When we thus compare the polymorphism of one species with the fixity of another, and attempt to determine the causes which have led to these extraordinary contrasts, two distinct lines of argument are open to us. We may ascribe the difference either to causes external to the organisms, primarily, that is to say, to a difference in the exigencies of Adaptation under Natural Selection; or on the other hand we may conceive the difference as due to innate distinctions in the chemical and physiological constitutions of the fixed and the variable respectively. There is truth undoubtedly in both conceptions. If the mole were physiologically incapable of producing an albino that variety would not have come into being, and if the albino were totally incapable of getting its living it would not be able to hold its own. Were Plotheia frontalis constructed on a chemical plan which admitted of no variation, the countless varieties would not have been produced; and if one of its varieties had an overwhelming success out of all proportion to that of the rest, then the species would soon become monomorphic again. We cannot declare that Natural Selection has no part in the determination of fixity or variability; nevertheless looking at the whole mass of fact which a study of the incidence of variation provides, I incline to the view that the variability of polymorphic forms should be regarded rather as a thing tolerated than as an element contributing directly to their chances of life; and on the other hand that the fixity of the monomorphic forms should be looked upon not so much as a proof that Natural Selection controls them with a greater stringency, but rather as evidence of a natural and intrinsic stability of chemical constitution.

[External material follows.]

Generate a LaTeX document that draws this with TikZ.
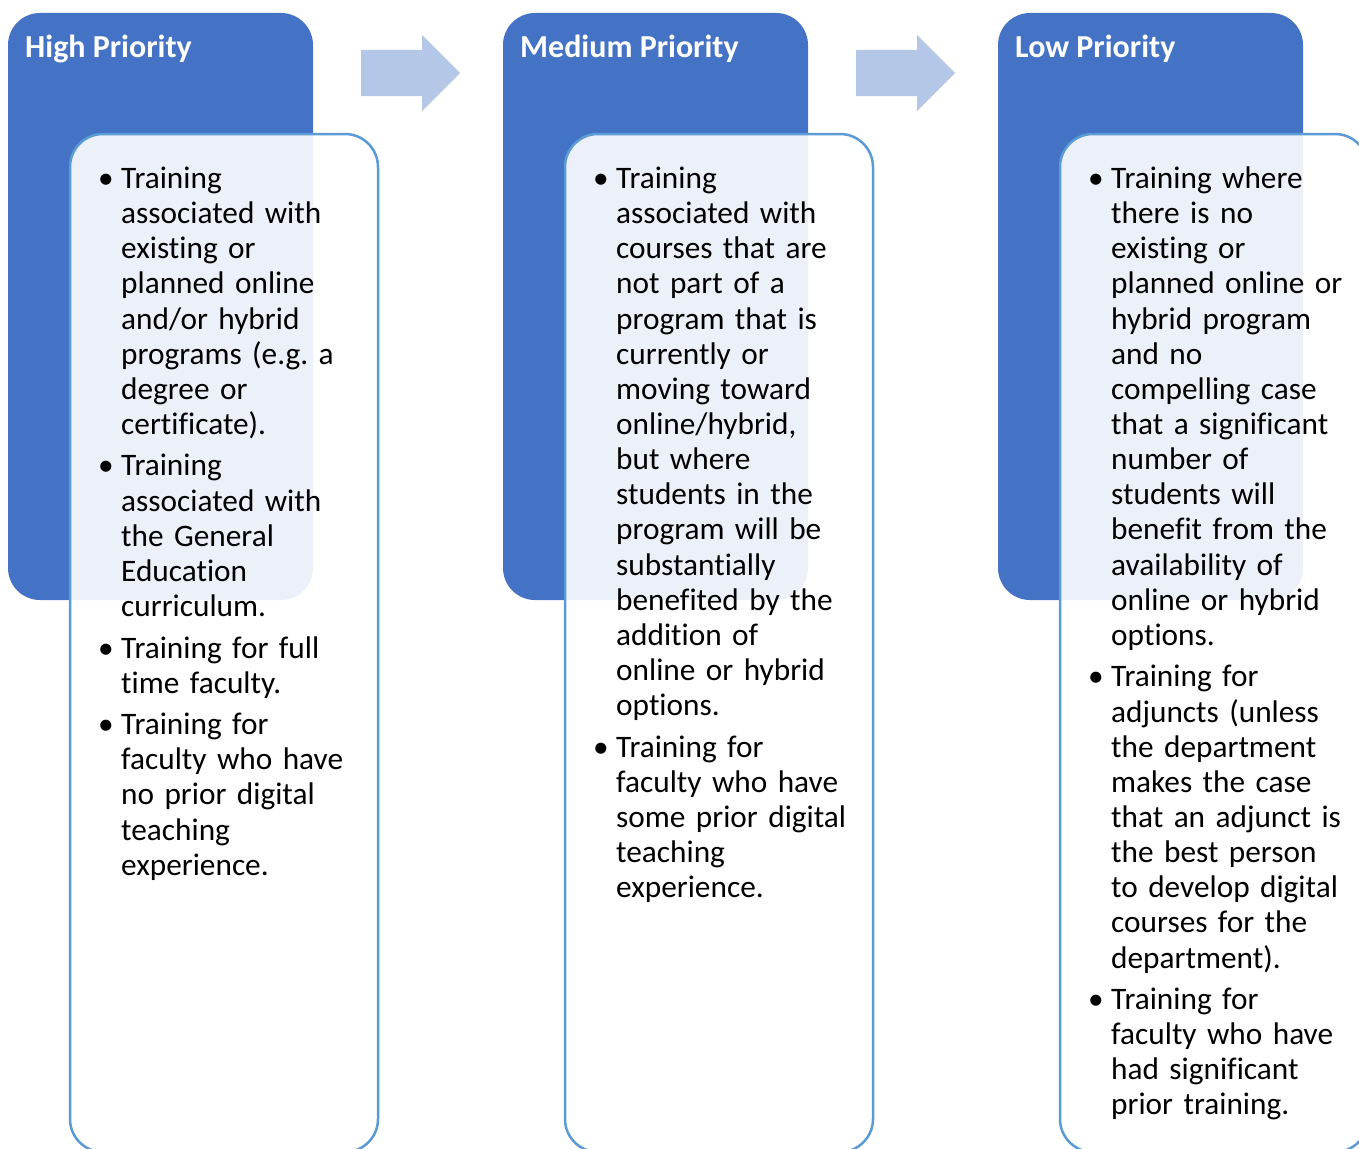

Compare the condition of a variable form like the male Ruff (or in a less degree the Red Grouse in both its sexes) with that of the common Pheasant which is comparatively constant. In the Pheasant no doubt variations do occur as in other wild birds, but apart from the effects of mongrelisation the species is unquestionably uniform. Could it seriously be proposed that we should regard the constancy of the pheasant's plumage in this country as depending on the special fitness of that type of colouration? Even if the pheasant be not an alien in Western Europe, it has certainly been protected for centuries, and for a considerable period has existed in a state of semi-domestication. Such conditions should give good opportunity for polymorphism to be produced. In some coverts various aberrations do of course occur and persist, yet there is nothing indicative of a general relaxation of the fixity of the specific type, and the pheasant remains substantially a fixed species.[17] The common pheasant (Phasianus colchicus) even shows little of that disposition to form local races which appears in the species of Further India. Are we not then on safer ground in regarding the fixity of our species as a property inherent in its own nature and constitution? Just as in ages of domestication no rose has ever given off a blue variety so has the pheasant never broken out into the polymorphism of the Ruff.

As soon as it is realised how largely the phenomena of variation and stability must be an index of the internal constitution of organisms, and not mere consequences of their relations to the outer world, such phenomena acquire a new and more profound significance.